Ghosts, words, memories and stories in Katherine Anne Porter's "Old Mortality" and Sandra Cisneros' "The House on Mango Street"

  1. Jiménez Placer, Susana María
Libro:
Proceedings from the 31st AEDEAN Conference: [electronic resource]
  1. Lorenzo Modia, María Jesús (ed. lit.)
  2. Alonso Giráldez, José Miguel (ed. lit.)
  3. Amenedo Costa, Mónica (ed. lit.)
  4. Cabarcos-Traseira, María J. (ed. lit.)
  5. Lasa Álvarez, Begoña (ed. lit.)

Editorial: Servizo de Publicacións ; Universidade da Coruña

ISBN: 978-84-9749-278-2

Ano de publicación: 2008

Páxinas: 849-858

Congreso: Asociación Española de Estudios Anglo-Norteamericanos. Congreso (31. 2007. A Coruña)

Tipo: Achega congreso

Resumo

Katherine Anne Porter was born in 1890 and she published "Old Mortality" in 1937; she was an acclaimed writer of short stories when Sandra Cisneros was born in 1954, and she had been dead for more than ten years when the latter first published The House on Mango Street. In spite of the chronological distance that separates both writers, and in spite of the different life experiences which determined their development, their works show the existence of certain interests in common. In this paper I explore some of these aspects of their fiction by focusing on Porter's "Old Mortality" and Cisneros's The House on Mango Street.
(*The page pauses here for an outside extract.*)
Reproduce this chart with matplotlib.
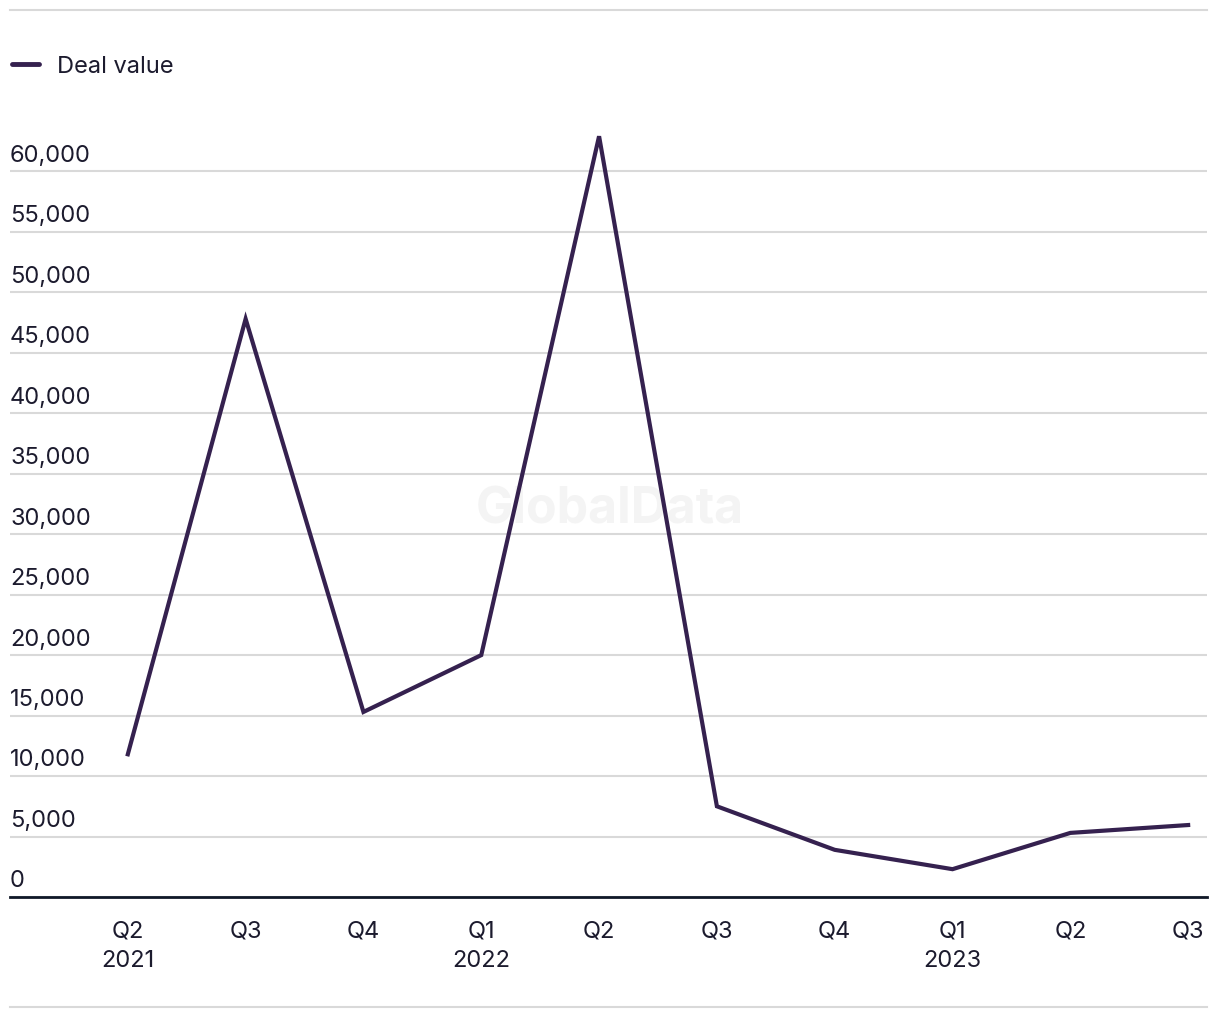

Both works deal with the childhood and adolescence of two especially sensitive young girls, Miranda and Esperanza, who at the end of their stories still dream of a future of freedom and independence. But Miranda's and Esperanza's hopeful dreams are very different: while Miranda feels that she needs to break with her family and their stories about the past in order to be independent and "know the truth about what happens to [her]", Esperanza seems to have gone a step further, and she knows that her dream of a future life away from Mango Street will eventually bring her back to this place and its people. Thus, Esperanza shows a more complete understanding of her existence: she knows that her future dream will require her acknowledgement of the past. This means that she is ready to establish the dialogue between memory and the self which was essential in Porter's fiction and which Miranda fails to achieve at the end of "Old Mortality." In this paper I suggest that at least one of the reasons for the difference between these two characters' final reactions can be found in the different role of language, words and stories in both texts.